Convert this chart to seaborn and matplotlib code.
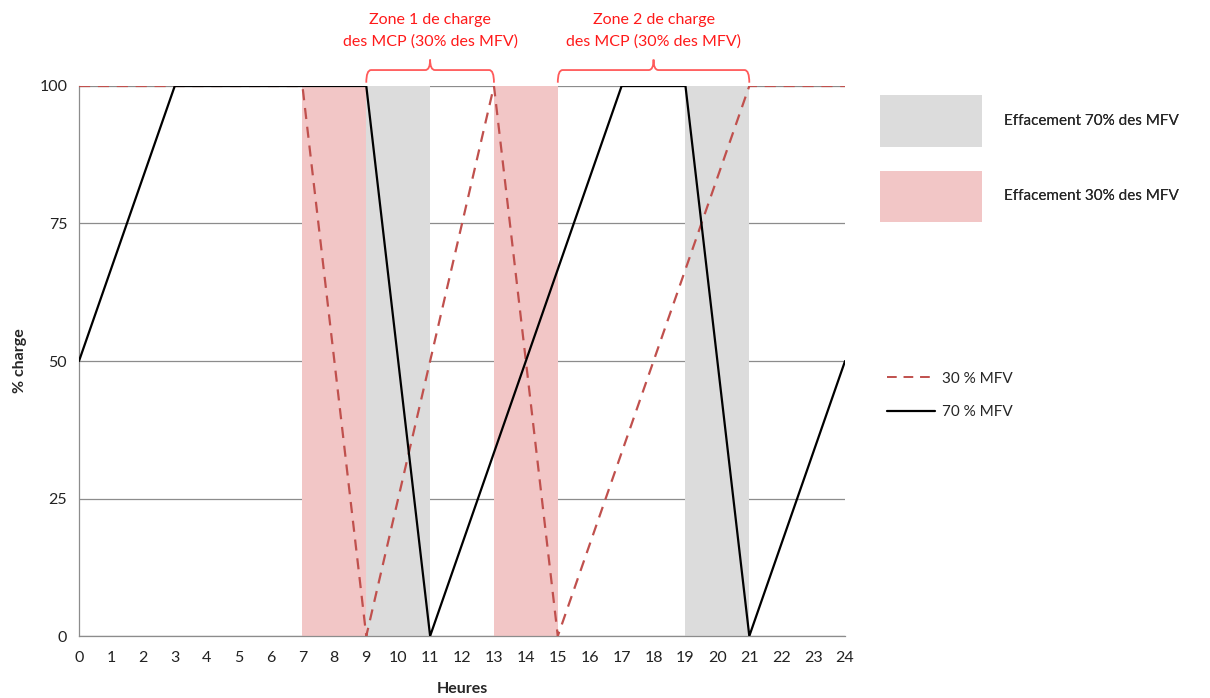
import matplotlib
matplotlib.use('Agg')
import matplotlib.pyplot as plt
from matplotlib.path import Path
from matplotlib.patches import PathPatch, Patch
from matplotlib.lines import Line2D
import seaborn as sns
import pandas as pd

# Données : % de charge selon l'heure
heures_70 = [0, 3, 9, 11, 17, 19, 21, 24]
charge_70 = [50, 100, 100, 0, 100, 100, 0, 50]
heures_30 = [0, 7, 9, 13, 15, 21, 24]
charge_30 = [100, 100, 0, 100, 0, 100, 100]

# Zones d'effacement (début, fin)
effacement_30 = [(7, 9), (13, 15)]
effacement_70 = [(9, 11), (19, 21)]

# Zones de charge des MCP (accolades)
zones_charge = [(9, 13, "Zone 1 de charge\ndes MCP (30% des MFV)"),
                (15, 21, "Zone 2 de charge\ndes MCP (30% des MFV)")]

sns.set_style("white")
plt.rcParams['font.family'] = ['Lato', 'DejaVu Sans']

rouge_fond = '#f2c6c6'
gris_fond = '#dcdcdc'
rouge_ligne = '#c0504d'
tirets = (0, (5, 3.5))

fig = plt.figure(figsize=(12.1, 6.98), dpi=100)
ax = fig.add_axes([0.0653, 0.0888, 0.6331, 0.7880])

for debut, fin in effacement_30:
    ax.axvspan(debut, fin, color=rouge_fond, lw=0, zorder=1)
for debut, fin in effacement_70:
    ax.axvspan(debut, fin, color=gris_fond, lw=0, zorder=1)

df_70 = pd.DataFrame({'Heures': heures_70, 'charge': charge_70})
df_30 = pd.DataFrame({'Heures': heures_30, 'charge': charge_30})

sns.lineplot(data=df_30, x='Heures', y='charge', ax=ax, color=rouge_ligne,
             lw=1.6, linestyle=tirets, zorder=3)
sns.lineplot(data=df_70, x='Heures', y='charge', ax=ax, color='black',
             lw=1.6, zorder=4)

ax.set_xlim(0, 24)
ax.set_ylim(0, 100)
ax.set_xticks(range(0, 25))
ax.set_yticks([0, 25, 50, 75, 100])
ax.yaxis.grid(True, color='#8c8c8c', lw=0.9, zorder=0)
ax.set_axisbelow(True)
for cote in ['top', 'right']:
    ax.spines[cote].set_visible(False)
for cote in ['left', 'bottom']:
    ax.spines[cote].set_color('#8c8c8c')
    ax.spines[cote].set_linewidth(0.9)
ax.tick_params(axis='both', direction='out', length=5, width=0.9,
               color='#8c8c8c', labelsize=11.5, labelcolor='#222222')
ax.tick_params(axis='x', pad=6)
ax.set_xlabel('Heures', fontsize=11.5, fontweight='bold', labelpad=12)
ax.set_ylabel('% charge', fontsize=11.5, fontweight='bold', labelpad=9)

# Accolades et textes des zones de charge
for x0, x1, texte in zones_charge:
    xc = (x0 + x1) / 2
    yb, yh, yp = 100.6, 102.9, 104.8
    d = 0.15
    sommets = [(x0, yb), (x0, yh), (x0 + d, yh),
               (xc - d, yh), (xc, yh), (xc, yp),
               (xc, yh), (xc + d, yh),
               (x1 - d, yh), (x1, yh), (x1, yb)]
    codes = [Path.MOVETO, Path.CURVE3, Path.CURVE3,
             Path.LINETO, Path.CURVE3, Path.CURVE3,
             Path.CURVE3, Path.CURVE3,
             Path.LINETO, Path.CURVE3, Path.CURVE3]
    ax.add_patch(PathPatch(Path(sommets, codes), fill=False, ec='#ff5a5a',
                           lw=1.3, clip_on=False, zorder=5))
    ax.text(xc, 110.0, texte, ha='center', va='center', color='#ff1a1a',
            fontsize=11.5, linespacing=1.6, clip_on=False)

# Légendes
poignees_zones = [Patch(facecolor=gris_fond, edgecolor='none'),
                  Patch(facecolor=rouge_fond, edgecolor='none')]
leg1 = fig.legend(poignees_zones,
                  ['Effacement 70% des MFV', 'Effacement 30% des MFV'],
                  loc='upper left', bbox_to_anchor=(0.716, 0.883),
                  frameon=False, fontsize=11, handlelength=6.7,
                  handleheight=4.8, labelspacing=1.55, handletextpad=1.4)
poignees_lignes = [Line2D([], [], color=rouge_ligne, lw=1.4, linestyle=tirets),
                   Line2D([], [], color='black', lw=1.6)]
leg2 = fig.legend(poignees_lignes, ['30 % MFV', '70 % MFV'],
                  loc='upper left', bbox_to_anchor=(0.722, 0.487),
                  frameon=False, fontsize=11, handlelength=3.1,
                  labelspacing=1.25, handletextpad=0.5)
fig.add_artist(leg1)

fig.savefig('out.png', dpi=100)
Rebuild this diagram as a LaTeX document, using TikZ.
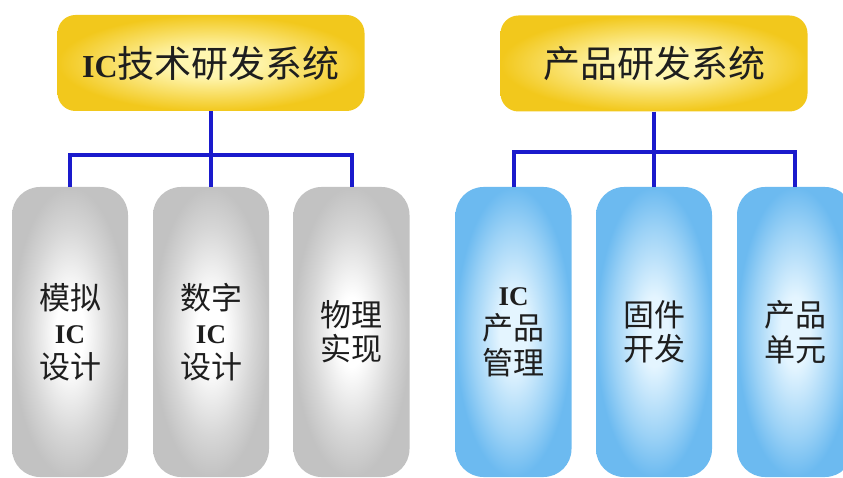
\documentclass[tikz,border=0pt]{standalone}
\usepackage{fontspec}
\newfontfamily\cjk{Noto Sans CJK SC}
\newfontfamily\icfont{Liberation Serif}
\definecolor{graye}{HTML}{C2C2C2}
\definecolor{graym}{HTML}{D6D6D6}
\definecolor{bluee}{HTML}{6CBAF0}
\definecolor{bluem}{HTML}{9CD2F6}
\definecolor{bluec}{HTML}{E4F5FF}
\definecolor{yele}{HTML}{F2C81C}
\definecolor{yelc}{HTML}{FFF6B0}
\definecolor{connc}{HTML}{1A1ACC}
\definecolor{txt}{HTML}{1E1E1E}
\pgfdeclareradialshading{grayshade}{\pgfpoint{0bp}{0bp}}{color(0bp)=(white); color(6bp)=(white); color(18bp)=(graym); color(25bp)=(graye); color(50bp)=(graye)}
\pgfdeclareradialshading{blueshade}{\pgfpoint{0bp}{0bp}}{color(0bp)=(bluec); color(6bp)=(bluec); color(18bp)=(bluem); color(25bp)=(bluee); color(50bp)=(bluee)}
\pgfdeclareradialshading{yelshade}{\pgfpoint{0bp}{0bp}}{color(0bp)=(yelc); color(7bp)=(yelc); color(25bp)=(yele); color(50bp)=(yele)}
\tikzset{
  pill/.style={rectangle, rounded corners=28pt, minimum width=116pt, minimum height=290pt,
    inner sep=0pt, align=center, text=txt, font=\cjk\fontsize{31}{34.5}\selectfont},
  graypill/.style={pill, shade, shading=grayshade},
  bluepill/.style={pill, shade, shading=blueshade},
  topbox/.style={rectangle, rounded corners=18pt, minimum width=307pt, minimum height=96pt,
    inner sep=0pt, shade, shading=yelshade, text=txt, font=\cjk\fontsize{37}{40}\selectfont},
  conn/.style={draw=connc, line width=4pt}
}
\newcommand{\ICt}{{\icfont\bfseries\fontsize{32}{40}\selectfont IC}}
\newcommand{\ICp}{{\icfont\bfseries\fontsize{27}{34.5}\selectfont IC}}
\begin{document}
\begin{tikzpicture}[x=1pt,y=1pt]
\useasboundingbox (0,0) rectangle (843,-478);
\fill[white] (0,0) rectangle (843,-478);
% top boxes
\node[topbox] (top1) at (211,-63) {\ICt 技术研发系统};
\node[topbox] (top2) at (654,-63.5) {产品研发系统};
% pills
\node[graypill] (p1) at (70,-332) {模拟\\\ICp\\设计};
\node[graypill] (p2) at (211,-332) {数字\\\ICp\\设计};
\node[graypill] (p3) at (351.5,-332) {物理\\实现};
\node[bluepill] (p4) at (513.5,-332) {\ICp\\产品\\管理};
\node[bluepill] (p5) at (654,-332) {固件\\开发};
\node[bluepill] (p6) at (795,-332) {产品\\单元};
% connectors
\coordinate (j1) at (211,-155);
\coordinate (j2) at (654,-152);
\draw[conn] (top1.south) -- (p2.north);
\draw[conn] (p1.north) |- (j1) -| (p3.north);
\draw[conn] (top2.south) -- (p5.north);
\draw[conn] (p4.north) |- (j2) -| (p6.north);
\end{tikzpicture}
\end{document}
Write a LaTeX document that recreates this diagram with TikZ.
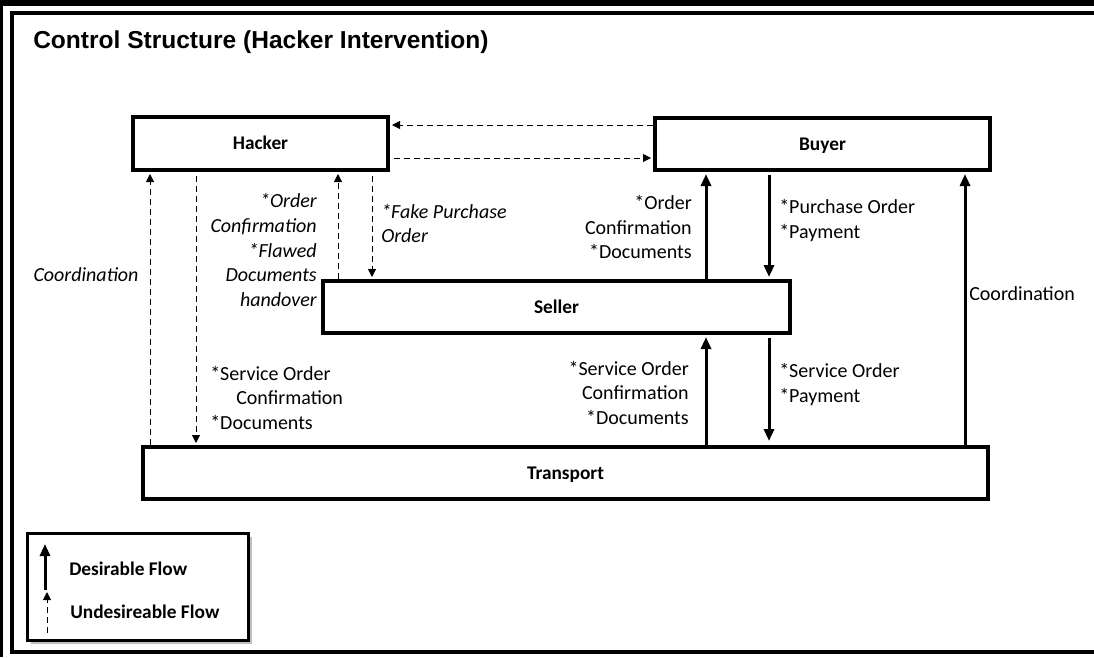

+ + + + +

▸ **What you have to do**
Reproduce the records word for word, please, from their first line up to and including the line that contains "import pandas as pd", but no pictures.

▸ **Finished exercise**
Convert this chart to seaborn and matplotlib code.
import matplotlib
matplotlib.use('Agg')
import matplotlib.pyplot as plt
from matplotlib.path import Path
from matplotlib.patches import PathPatch, Patch
from matplotlib.lines import Line2D
import seaborn as sns
import pandas as pd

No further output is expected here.